White BBQ Sauce: The Next Big Trend in Barbecue
White BBQ sauce is popping up on menus from Portland, Ore., to New York City, where Shake Shack's Danny Meyer is dousing wings with it at Blue Smoke, to fine-dining restaurants like Publican in Chicago, where Paul Kahan has served char-grilled carrots with white BBQ sauce. So what is it, and what makes it so special? Actually, the sauce has existed since the early 1920s, when "Big Bob" Gibson opened his eponymous restaurant in Decatur, Ala. Over 90 years later, a lot of people in Alabama believe BBQ sauce is white, because that's what they grew up with. Outside of Alabama, people who have ever heard of such a thing have been few and far between. But with 93 (and counting) Shake Shacks around the world, Danny Meyer is as good a barometer as any for what you can expect to see on your plate in the coming years.
We caught up with the man who helms the pit at "Big Bob" Gibson Bar-B-Q these days, Chris Lilly, to find out why he thinks white BBQ sauce is the best.

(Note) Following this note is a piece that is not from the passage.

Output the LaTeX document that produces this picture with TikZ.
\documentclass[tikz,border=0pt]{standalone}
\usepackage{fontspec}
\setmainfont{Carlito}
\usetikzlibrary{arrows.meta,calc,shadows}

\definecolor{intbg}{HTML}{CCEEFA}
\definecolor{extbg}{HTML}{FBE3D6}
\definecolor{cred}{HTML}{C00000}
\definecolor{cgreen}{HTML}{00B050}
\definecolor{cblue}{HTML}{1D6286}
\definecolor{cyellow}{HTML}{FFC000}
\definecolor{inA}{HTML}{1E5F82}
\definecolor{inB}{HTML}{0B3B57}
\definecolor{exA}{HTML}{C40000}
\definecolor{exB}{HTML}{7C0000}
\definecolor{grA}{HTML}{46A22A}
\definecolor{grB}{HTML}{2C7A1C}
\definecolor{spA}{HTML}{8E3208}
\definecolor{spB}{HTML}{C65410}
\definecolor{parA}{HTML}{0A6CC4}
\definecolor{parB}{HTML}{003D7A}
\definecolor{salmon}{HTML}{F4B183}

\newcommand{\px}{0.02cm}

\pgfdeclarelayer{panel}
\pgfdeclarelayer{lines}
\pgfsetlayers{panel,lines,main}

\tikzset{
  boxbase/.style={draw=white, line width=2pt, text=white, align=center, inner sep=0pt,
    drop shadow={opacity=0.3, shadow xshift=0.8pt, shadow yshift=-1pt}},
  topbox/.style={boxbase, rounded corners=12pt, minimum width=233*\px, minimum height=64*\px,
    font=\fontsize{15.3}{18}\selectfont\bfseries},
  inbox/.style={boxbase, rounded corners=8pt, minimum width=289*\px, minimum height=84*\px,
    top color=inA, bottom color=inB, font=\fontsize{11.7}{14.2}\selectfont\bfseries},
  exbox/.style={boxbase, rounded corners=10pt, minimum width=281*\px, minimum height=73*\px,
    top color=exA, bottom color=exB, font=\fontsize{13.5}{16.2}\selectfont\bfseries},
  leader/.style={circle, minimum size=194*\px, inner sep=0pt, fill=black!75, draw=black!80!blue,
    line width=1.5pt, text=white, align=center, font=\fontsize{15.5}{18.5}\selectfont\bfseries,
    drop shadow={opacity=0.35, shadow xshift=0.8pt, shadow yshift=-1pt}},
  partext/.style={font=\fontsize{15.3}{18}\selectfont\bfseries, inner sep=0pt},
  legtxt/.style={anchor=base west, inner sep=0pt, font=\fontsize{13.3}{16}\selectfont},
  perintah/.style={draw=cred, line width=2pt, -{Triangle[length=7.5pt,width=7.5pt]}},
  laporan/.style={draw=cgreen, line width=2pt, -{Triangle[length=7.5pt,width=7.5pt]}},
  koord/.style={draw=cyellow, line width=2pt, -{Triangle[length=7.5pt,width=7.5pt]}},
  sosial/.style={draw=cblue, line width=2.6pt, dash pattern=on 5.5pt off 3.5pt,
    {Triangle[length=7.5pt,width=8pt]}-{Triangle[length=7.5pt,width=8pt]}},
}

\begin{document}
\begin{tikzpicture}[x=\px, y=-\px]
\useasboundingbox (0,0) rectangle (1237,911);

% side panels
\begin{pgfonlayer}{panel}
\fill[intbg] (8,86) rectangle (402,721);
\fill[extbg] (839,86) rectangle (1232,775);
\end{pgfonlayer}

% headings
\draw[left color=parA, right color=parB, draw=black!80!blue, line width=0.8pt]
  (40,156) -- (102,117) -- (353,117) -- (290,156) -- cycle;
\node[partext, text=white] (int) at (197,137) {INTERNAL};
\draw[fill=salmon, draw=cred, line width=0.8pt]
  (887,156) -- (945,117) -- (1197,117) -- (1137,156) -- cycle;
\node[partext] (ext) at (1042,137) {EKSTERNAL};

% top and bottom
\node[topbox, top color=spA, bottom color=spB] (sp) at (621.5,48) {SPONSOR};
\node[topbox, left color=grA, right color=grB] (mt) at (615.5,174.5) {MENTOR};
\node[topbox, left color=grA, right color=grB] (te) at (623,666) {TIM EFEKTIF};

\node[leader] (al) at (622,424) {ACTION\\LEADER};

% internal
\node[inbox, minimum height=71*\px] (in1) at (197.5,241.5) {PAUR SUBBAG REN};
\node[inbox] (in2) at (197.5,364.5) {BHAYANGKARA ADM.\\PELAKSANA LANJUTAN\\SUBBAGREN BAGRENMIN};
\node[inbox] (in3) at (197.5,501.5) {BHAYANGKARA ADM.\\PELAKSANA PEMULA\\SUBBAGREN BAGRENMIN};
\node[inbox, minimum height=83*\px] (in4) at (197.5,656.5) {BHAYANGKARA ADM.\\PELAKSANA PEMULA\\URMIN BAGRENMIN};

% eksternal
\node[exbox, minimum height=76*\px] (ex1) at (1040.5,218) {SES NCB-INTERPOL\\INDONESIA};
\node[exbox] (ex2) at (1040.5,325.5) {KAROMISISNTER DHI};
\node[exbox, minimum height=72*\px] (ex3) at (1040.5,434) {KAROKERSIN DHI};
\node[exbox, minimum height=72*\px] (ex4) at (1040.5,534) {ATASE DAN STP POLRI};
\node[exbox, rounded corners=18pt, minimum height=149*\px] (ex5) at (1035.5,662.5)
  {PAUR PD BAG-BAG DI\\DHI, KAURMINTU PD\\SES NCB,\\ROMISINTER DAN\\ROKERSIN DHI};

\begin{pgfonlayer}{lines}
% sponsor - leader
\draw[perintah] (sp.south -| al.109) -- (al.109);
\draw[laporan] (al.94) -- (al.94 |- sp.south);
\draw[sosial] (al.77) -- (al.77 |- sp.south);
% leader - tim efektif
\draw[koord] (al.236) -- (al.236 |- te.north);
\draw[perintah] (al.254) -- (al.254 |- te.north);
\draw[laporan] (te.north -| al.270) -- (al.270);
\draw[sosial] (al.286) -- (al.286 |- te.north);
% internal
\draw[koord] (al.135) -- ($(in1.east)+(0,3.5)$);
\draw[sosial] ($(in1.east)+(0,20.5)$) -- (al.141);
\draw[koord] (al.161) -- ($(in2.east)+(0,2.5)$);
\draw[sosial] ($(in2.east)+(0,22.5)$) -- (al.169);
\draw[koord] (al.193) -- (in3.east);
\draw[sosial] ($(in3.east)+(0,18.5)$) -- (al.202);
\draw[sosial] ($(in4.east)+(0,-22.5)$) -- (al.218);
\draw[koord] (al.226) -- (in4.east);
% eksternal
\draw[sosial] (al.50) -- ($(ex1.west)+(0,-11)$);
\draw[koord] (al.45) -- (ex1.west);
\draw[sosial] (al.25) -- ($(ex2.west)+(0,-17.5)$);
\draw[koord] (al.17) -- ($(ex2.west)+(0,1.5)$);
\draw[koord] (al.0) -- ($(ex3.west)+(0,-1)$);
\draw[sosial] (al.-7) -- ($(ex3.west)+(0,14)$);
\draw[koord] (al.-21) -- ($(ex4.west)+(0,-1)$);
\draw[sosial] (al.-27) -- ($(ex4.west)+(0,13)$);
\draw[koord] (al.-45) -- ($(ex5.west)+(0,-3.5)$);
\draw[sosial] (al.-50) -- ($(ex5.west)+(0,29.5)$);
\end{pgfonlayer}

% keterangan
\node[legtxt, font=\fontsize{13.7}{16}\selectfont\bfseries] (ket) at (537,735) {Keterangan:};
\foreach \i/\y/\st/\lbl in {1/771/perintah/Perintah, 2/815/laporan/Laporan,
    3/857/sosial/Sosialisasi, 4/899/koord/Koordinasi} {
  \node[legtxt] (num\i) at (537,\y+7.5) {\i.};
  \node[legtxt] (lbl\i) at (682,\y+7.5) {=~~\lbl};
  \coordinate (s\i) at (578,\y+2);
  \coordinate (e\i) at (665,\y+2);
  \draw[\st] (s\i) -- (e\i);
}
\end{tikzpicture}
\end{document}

He told us: "Before 'Big Bob' Gibson started his restaurant in 1925, he cooked whole chickens in a hand-dug pit in his backyard. The chickens would cook in the pit for three hours. He wanted a sauce that would keep them from drying out — that's where the mayonnaise came in. He also loved the acidity of the vinegar and the black pepper. So you get the vinegar's tang and black pepper, but you also get the mayonnaise and extra fat to keep your meat from drying out. That's what makes white sauce so great."
Using a rubber spatula or whisk, mix together the mayonnaise, vinegar, lemon juice, pepper, salt and sugar in a medium bowl. Use immediately or store in an airtight container in the refrigerator for up to two weeks.